Ну, она же моя мама, ей деваться особо некуда. (Смеется.) Сейчас она читает курс лекций в Колумбийском университете в Нью-Йорке, можно сказать, встала на службу коварному Госдепу. Когда вернется, видимо, будет преподавать, заниматься Фондом Собчака в Петербурге.
Есть ощущение, что вы от любой работы получаете удовольствие.
Это действительно так. Я вообще считаю, что работа, которая занимает такую большую часть жизни, должна приносить удовольствие. Именно поэтому я очень рада, что избавилась от «Дома-2». Мне, как человеку, который все равно держится за материальные ценности, было тяжело отказаться от чемодана с деньгами, который и бросить не можешь, и тащить за собой уже не в состоянии. А они помогли мне, дали решимость отказаться от этого груза из прошлого. То, чем я занимаюсь сегодня, приносит мне настоящую радость.

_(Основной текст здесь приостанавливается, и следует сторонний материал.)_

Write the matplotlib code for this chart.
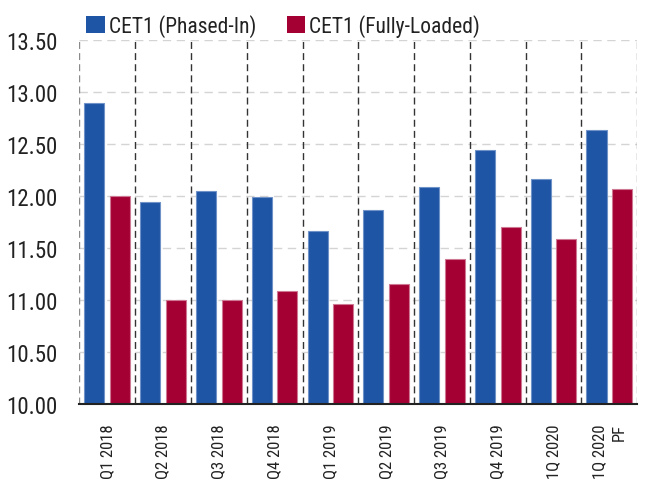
import matplotlib
matplotlib.use("Agg")
import matplotlib.pyplot as plt
from matplotlib import font_manager as fm
from matplotlib.patches import Patch
import numpy as np

categories = ["Q1 2018", "Q2 2018", "Q3 2018", "Q4 2018", "Q1 2019",
              "Q2 2019", "Q3 2019", "Q4 2019", "1Q 2020", "1Q 2020\nPF"]
phased_in = [12.89, 11.94, 12.05, 11.99, 11.66, 11.86, 12.09, 12.44, 12.16, 12.63]
fully_loaded = [12.00, 11.00, 11.00, 11.09, 10.96, 11.15, 11.39, 11.70, 11.59, 12.07]
yticks = [10.00, 10.50, 11.00, 11.50, 12.00, 12.50, 13.00, 13.50]
series_names = ["CET1 (Phased-In)", "CET1 (Fully-Loaded)"]

names = {f.name for f in fm.fontManager.ttflist}
family = "DejaVu Sans"
stretch = "normal"
for cand in ["Roboto Condensed", "Liberation Sans Narrow", "DejaVu Sans Condensed"]:
    if cand in names:
        family = cand
        break
else:
    stretch = "condensed"
plt.rcParams["font.family"] = [family, "DejaVu Sans"]
plt.rcParams["font.stretch"] = stretch

BLUE = "#1f55a5"
RED = "#a50034"

fig = plt.figure(figsize=(6.45, 4.81), dpi=100)
ax = fig.add_axes([0.123, 0.158, 0.865, 0.757])

x = np.arange(len(categories))
w = 0.36
off = 0.23
ax.bar(x - off, phased_in, width=w, color=BLUE, edgecolor="#6f93c8", linewidth=0.8, zorder=3)
ax.bar(x + off, fully_loaded, width=w, color=RED, edgecolor="#cf7894", linewidth=0.8, zorder=3)

ax.set_xlim(-0.5, len(categories) - 0.5)
ax.set_ylim(10.0, 13.5)
ax.set_yticks(yticks)
ax.set_yticklabels([f"{v:.2f}" for v in yticks], fontsize=16.5, color="#222222")
ax.set_xticks(x)
ax.set_xticklabels(categories, rotation=90, fontsize=12, color="#222222",
                   multialignment="right", linespacing=1.4)
ax.tick_params(axis="both", length=0)
ax.tick_params(axis="y", pad=16)
ax.tick_params(axis="x", pad=14)

for yv in yticks:
    ax.axhline(yv, color="#d4d4d4", linestyle=(0, (6, 4)), linewidth=1.0, zorder=1)
for i in range(len(categories) + 1):
    xv = i - 0.5
    if i == 0 or i == len(categories):
        c = "#8a8a8a"
    else:
        c = "#333333"
    ax.axvline(xv, color=c, linestyle=(0, (5, 3)), linewidth=1.0, zorder=2)

for s in ["top", "right", "left"]:
    ax.spines[s].set_visible(False)
ax.spines["bottom"].set_color("#222222")
ax.spines["bottom"].set_linewidth(1.5)
ax.spines["bottom"].set_zorder(4)

handles = [Patch(facecolor=BLUE), Patch(facecolor=RED)]
fig.legend(handles, series_names, loc="center left", bbox_to_anchor=(0.134, 0.944),
           ncol=2, frameon=False, fontsize=15.5, handlelength=0.85, handleheight=0.85,
           handletextpad=0.2, columnspacing=1.4, borderaxespad=0, borderpad=0,
           labelcolor="#222222")

fig.savefig("out.png", dpi=100)
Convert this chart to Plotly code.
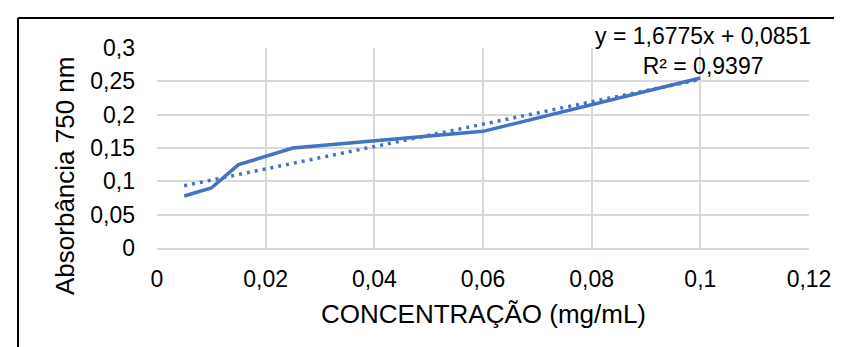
import plotly.graph_objects as go

# Data
conc = [0.005, 0.01, 0.015, 0.025, 0.06, 0.1]
absorb = [0.078, 0.09, 0.125, 0.15, 0.175, 0.255]
slope = 1.6775
intercept = 0.0851
r2 = 0.9397

x_tickvals = [0, 0.02, 0.04, 0.06, 0.08, 0.1, 0.12]
x_ticktext = ["0", "0,02", "0,04", "0,06", "0,08", "0,1", "0,12"]
y_tickvals = [0, 0.05, 0.1, 0.15, 0.2, 0.25, 0.3]
y_ticktext = ["0", "0,05", "0,1", "0,15", "0,2", "0,25", "0,3"]

x_title = "CONCENTRAÇÃO (mg/mL)"
y_title = "Absorbância 750 nm"

BLUE = "#4472C4"
GRID = "#D9D9D9"
FONT = "Liberation Sans, Arial, sans-serif"

trend_x = [conc[0], conc[-1]]
trend_y = [slope * v + intercept for v in trend_x]

def fmt(v):
    return f"{v:.4f}".replace(".", ",")

eq_text = f"y = {fmt(slope)}x + {fmt(intercept)}<br>R² = {fmt(r2)}"

fig = go.Figure()
fig.add_trace(go.Scatter(x=trend_x, y=trend_y, mode="lines",
                         line=dict(color=BLUE, width=3.5, dash="3px,5px"),
                         showlegend=False, hoverinfo="skip"))
fig.add_trace(go.Scatter(x=conc, y=absorb, mode="lines",
                         line=dict(color=BLUE, width=3.5),
                         showlegend=False))

W, H = 842, 347
L, R, T, B = 149, 41, 40, 107
pw, ph = W - L - R, H - T - B

def px_x(p):
    return (p - L) / pw

def px_y(p):
    return (H - B - p) / ph

fig.update_layout(
    width=W, height=H,
    margin=dict(l=L, r=R, t=T, b=B),
    paper_bgcolor="white", plot_bgcolor="white",
    font=dict(family=FONT, size=24, color="black"),
    xaxis=dict(range=[0, 0.12], tickvals=x_tickvals, ticktext=x_ticktext,
               showgrid=True, gridcolor=GRID, gridwidth=1.5,
               showline=True, linecolor=GRID, linewidth=1.5,
               zeroline=False, ticks="", ticklabelstandoff=10,
               tickfont=dict(size=23)),
    yaxis=dict(range=[0, 0.3], tickvals=y_tickvals, ticktext=y_ticktext,
               showgrid=True, gridcolor=GRID, gridwidth=1.5,
               showline=False, zeroline=False, ticks="",
               ticklabelstandoff=21, tickfont=dict(size=23)),
    annotations=[
        dict(text=eq_text, xref="paper", yref="paper",
             x=px_x(695), y=px_y(43), xanchor="center", yanchor="middle",
             align="center", showarrow=False, font=dict(size=23)),
        dict(text=x_title, xref="paper", yref="paper",
             x=px_x(475), y=px_y(306), xanchor="center", yanchor="middle",
             showarrow=False, font=dict(size=26)),
        dict(text=y_title, xref="paper", yref="paper", textangle=-90,
             x=px_x(57), y=px_y(168), xanchor="center", yanchor="middle",
             showarrow=False, font=dict(size=26)),
    ],
    shapes=[
        dict(type="line", xref="paper", yref="paper",
             x0=px_x(10), x1=px_x(10), y0=px_y(10), y1=px_y(H + 5),
             line=dict(color="black", width=2)),
        dict(type="line", xref="paper", yref="paper",
             x0=px_x(10), x1=px_x(W + 5), y0=px_y(10), y1=px_y(10),
             line=dict(color="black", width=2)),
    ],
)

fig.write_html("out.html")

Когда я согласилась стать главным редактором журнала SNC, подписала жесткий контракт, в котором было зафиксировано даже количество часов, которые я должна проводить в редакции, — не люблю нарушать свои обязательства и хотела четко оговорить все еще на берегу. А сейчас меня за уши из редакции не вытащить, я сама вникаю во все процессы, у нас собрался потрясающий коллектив, и мне очень нравится то, что мы делаем. Так круто не продавать в очередной раз Ксению Собчак с ее умениями, а почувствовать энергию своего продукта, который можно взять в руки. Да, печатный глянец умирает, наверное, лет через пять произойдет переход к электронным версиям, но сам по себе этот жанр никуда не денется: люди всегда будут хотеть узнать о рынке потребления товаров класса люкс, о новых героях, о моде.